Gold Fever – softcover

$24.95

Reverend R. M. Dickey made the first entry in his gold rush diary on August 31, 1897, and kept an account of his adventures as a gold rush missionary until his departure from the Yukon in August 1899.

Description

Rev. Dickey was an Irish/Canadian Presbyterian missionary who was sent north in 1897 with the great stampede of gold seekers to the Klondike gold fields in the Yukon Territory. In retirement, Rev. Dickey spent five years developing a narrative of his experiences in the Alaskan and Canadian north during the great rush for gold. Through Part I of his two-part narrative, Rev. Dickey takes us from Seattle to Skagway. Arriving at the onset of winter, there we reside during early lawless days in the frontier environment molded by the notorious gangster Jefferson Randolph “Soapy” Smith. Part I concludes with one of the best summaries of that period on record, including the death of Smith in a shoot-out with Frank Reid and the ensuing aftermath. Part II of the book takes us up the White Pass Trail to Lake Bennett, down 500 miles of Yukon River to Dawson, and finally to Eldorado in the Klondike gold fields. As the author penned for an Author’s Note to his manuscript in 1947, “I have taken the series of short stories that I wrote years ago, my diary, newspaper clippings, and remembered incidents and experiences from boat and trail and camp. With these as warp and woof, I have attempted to weave a story that presents a true picture of life in Skagway and in the Yukon….” The manuscript resided in the closets of family members for 42 years and then underwent 5 years of editorial transcription, conferral with family members, documentation where possible, and polish. The book includes over three score of Rev. Dickey’s ninety-nine “magic lantern slides,” which he used to illustrate lectures on the Klondike from 1900 to about 1913. Also included are many historical photographs from Northwest archives.
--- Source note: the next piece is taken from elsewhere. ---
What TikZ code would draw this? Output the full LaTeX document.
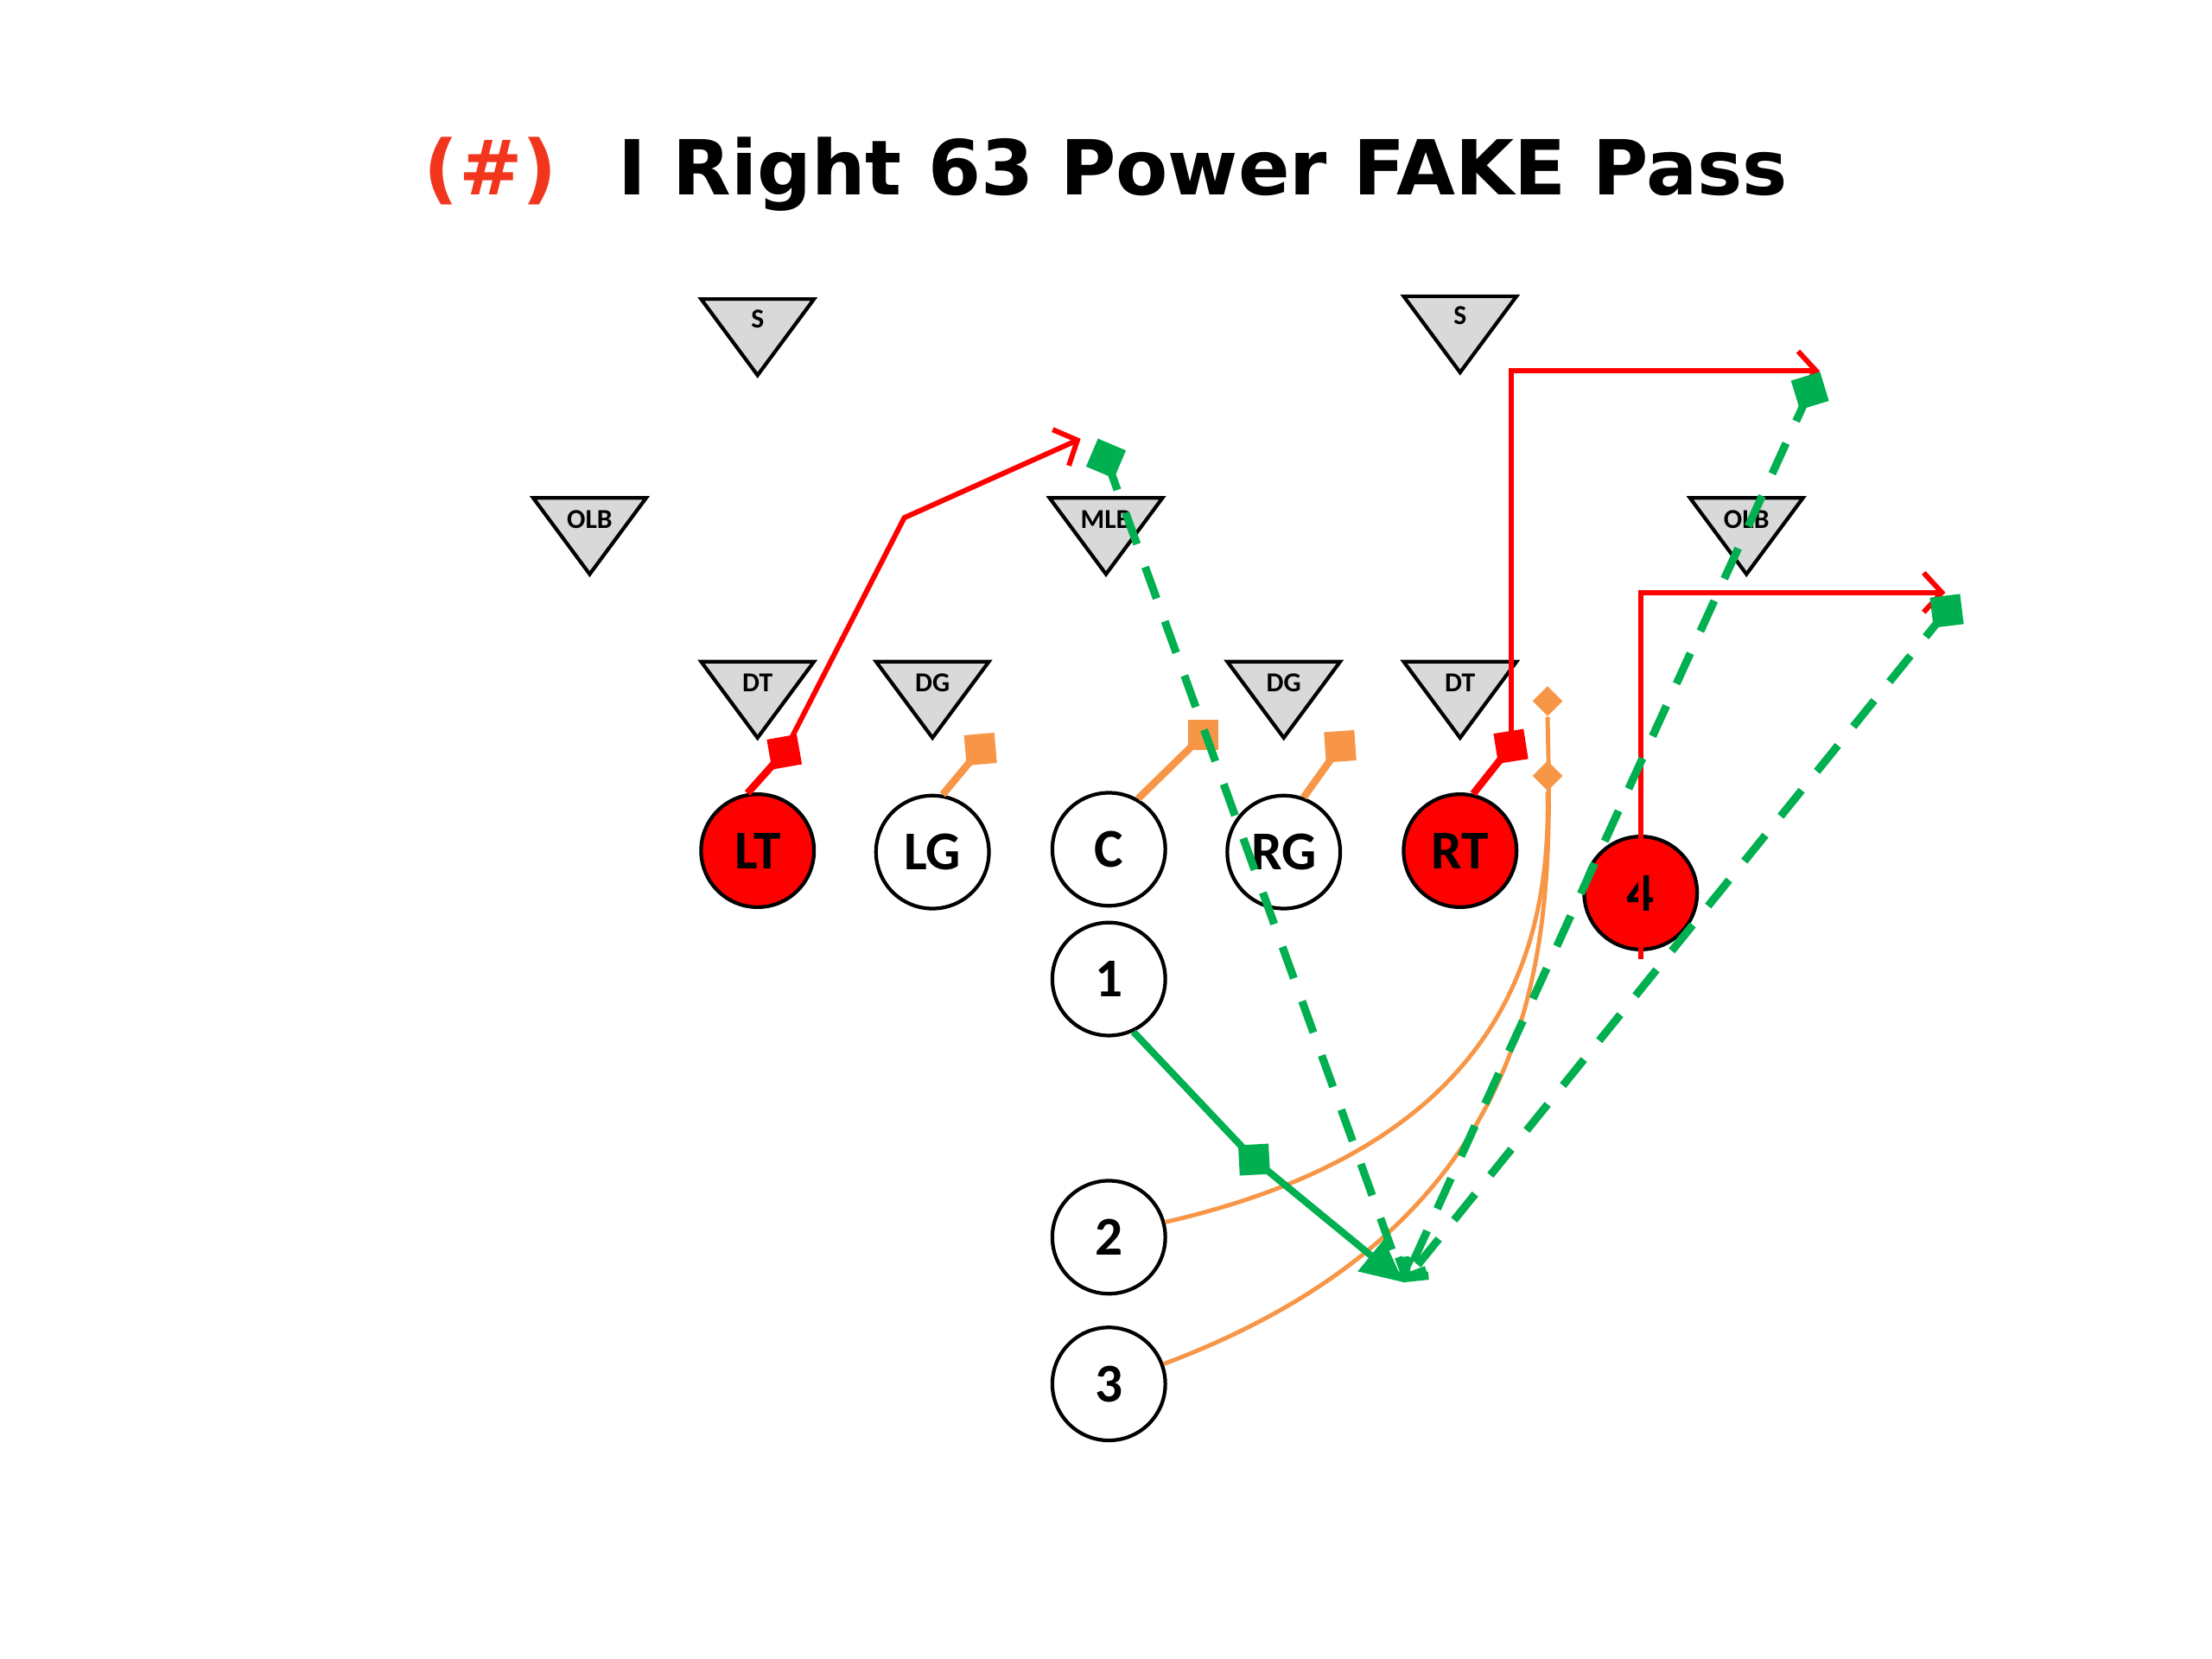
\documentclass[tikz,border=0pt]{standalone}
\usepackage{fontspec}
\setmainfont{Carlito}
\newfontfamily\titlefont{DejaVu Sans}
\usetikzlibrary{arrows.meta,shapes.geometric}

\definecolor{routeRed}{HTML}{FF0000}
\definecolor{titleRed}{HTML}{F2361E}
\definecolor{passGreen}{HTML}{00B050}
\definecolor{blockOrange}{HTML}{F79646}
\definecolor{defGrey}{HTML}{D9D9D9}

\tikzset{
	titletext/.style={inner sep=0pt, font=\titlefont\bfseries\fontsize{25}{27}\selectfont},
	player/.style={circle, draw=black, line width=1.2pt, fill=white, minimum size=37.2pt, inner sep=0pt, font=\bfseries\fontsize{18}{20}\selectfont},
	hotplayer/.style={player, fill=routeRed},
	defender/.style={draw=black, line width=1.2pt, fill=defGrey, line join=miter},
	deflabel/.style={inner sep=0pt, font=\bfseries\fontsize{9}{10}\selectfont},
	blocksq/.style={rectangle, minimum size=10pt, inner sep=0pt},
	fakedia/.style={diamond, minimum size=10pt, inner sep=0pt, fill=blockOrange},
	blockline/.style={line width=2.4pt},
	redroute/.style={draw=routeRed, line width=1.7pt, line join=miter, -{Straight Barb[length=6pt,width=13pt]}},
	fakeline/.style={draw=blockOrange, line width=1.4pt},
	passline/.style={draw=passGreen, line width=2.3pt, -{Triangle[length=14pt,width=13pt]}},
	dashroute/.style={draw=passGreen, line width=2.6pt, dash pattern=on 11pt off 8pt, -{Straight Barb[length=5pt,width=10pt]}}
}

\begin{document}
\begin{tikzpicture}[x=0.01633cm, y=-0.01633cm]
	\useasboundingbox (0,0) rectangle (1568,1176);
	\node[titletext, anchor=base] (title) at (784,138) {{\color{titleRed}(\#)}\hspace{0.8em}I Right 63 Power FAKE Pass};

	% defense
	\filldraw[defender] (497,212) -- (577,212) -- (537,266) -- cycle;
	\node[deflabel] (sleft) at (537,226) {S};
	\filldraw[defender] (995,210) -- (1075,210) -- (1035,264) -- cycle;
	\node[deflabel] (sright) at (1035,224) {S};
	\filldraw[defender] (378,353) -- (458,353) -- (418,407) -- cycle;
	\node[deflabel] (olbleft) at (418,368) {OLB};
	\filldraw[defender] (744,353) -- (824,353) -- (784,407) -- cycle;
	\node[deflabel] (mlb) at (784,368) {MLB};
	\filldraw[defender] (1198,353) -- (1278,353) -- (1238,407) -- cycle;
	\node[deflabel] (olbright) at (1238,368) {OLB};
	\filldraw[defender] (497,469) -- (577,469) -- (537,523) -- cycle;
	\node[deflabel] (dtleft) at (537,484) {DT};
	\filldraw[defender] (621,469) -- (701,469) -- (661,523) -- cycle;
	\node[deflabel] (dgleft) at (661,484) {DG};
	\filldraw[defender] (870,469) -- (950,469) -- (910,523) -- cycle;
	\node[deflabel] (dgright) at (910,484) {DG};
	\filldraw[defender] (995,469) -- (1075,469) -- (1035,523) -- cycle;
	\node[deflabel] (dtright) at (1035,484) {DT};

	% offense
	\node[hotplayer] (LT) at (537,603) {LT};
	\node[player] (LG) at (661,604) {LG};
	\node[player] (C) at (786,602) {C};
	\node[player] (RG) at (910,604) {RG};
	\node[hotplayer] (RT) at (1035,603) {RT};
	\node[hotplayer] (four) at (1163,633) {4};
	\node[player] (one) at (786,694) {1};
	\node[player] (two) at (786,877) {2};
	\node[player] (three) at (786,981) {3};

	% blocks
	\node[blocksq, fill=routeRed, rotate=10] (ltblock) at (556,533) {};
	\node[blocksq, fill=blockOrange, rotate=5] (lgblock) at (695,531) {};
	\node[blocksq, fill=blockOrange] (cblock) at (853,521) {};
	\node[blocksq, fill=blockOrange, rotate=4] (rgblock) at (950,529) {};
	\node[blocksq, fill=routeRed, rotate=9] (rtblock) at (1071,529) {};
	\draw[blockline, routeRed] (LT.100) -- (ltblock.center);
	\draw[blockline, blockOrange] (LG.80) -- (lgblock.center);
	\draw[blockline, blockOrange] (C.60) -- (cblock.center);
	\draw[blockline, blockOrange] (RG.70) -- (rgblock.center);
	\draw[blockline, routeRed] (RT.77) -- (rtblock.center);

	% fakes
	\node[fakedia] (lowfake) at (1097,550) {};
	\node[fakedia] (highfake) at (1097,497) {};
	\draw[fakeline] (two.15) .. controls (1050,815) and (1100,690) .. (lowfake.south);
	\draw[fakeline] (three.20) .. controls (1110,860) and (1100,650) .. (highfake.south);

	% routes
	\coordinate (ltbreak) at (641,367);
	\coordinate (ltend) at (766,311);
	\coordinate (rtend) at (1290,263);
	\coordinate (fourtail) at (1163,680);
	\coordinate (fourend) at (1379,420);
	\coordinate (catch) at (995,909);
	\draw[redroute] (ltblock.center) -- (ltbreak) -- (ltend);
	\draw[redroute] (rtblock.center) |- (rtend);
	\draw[redroute] (fourtail) |- (fourend);

	% pass reads
	\node[blocksq, fill=passGreen, rotate=-23] (mlbread) at (784,325) {};
	\node[blocksq, fill=passGreen, rotate=17] (deepread) at (1283,277) {};
	\node[blocksq, fill=passGreen, rotate=7] (flatread) at (1380,433) {};
	\node[blocksq, fill=passGreen, rotate=3] (dropread) at (889,822) {};
	\draw[dashroute] (mlbread.center) -- (catch);
	\draw[dashroute] (deepread.center) -- (catch);
	\draw[dashroute] (flatread.center) -- (catch);
	\draw[passline] (one.-65) -- (dropread.center) -- (catch);
\end{tikzpicture}
\end{document}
An ample forward by editor Art Petersen sets the scene, another by eminent Canadian J. King Gordon (son of Canadian novelist Ralph Connor), penned in 1949, frames the story, and an editor’s afterword renders a history of the manuscript and an assessment of the author. Publication of the Dickey manuscript is intended as a service to the humanities, primarily its discipline of history, but it is also the result of a desire to share a good story that is often compelling, moral (without being moralistic), and humorous–and to register an appropriate mark of respect for Rev. Dickey, a remarkable man.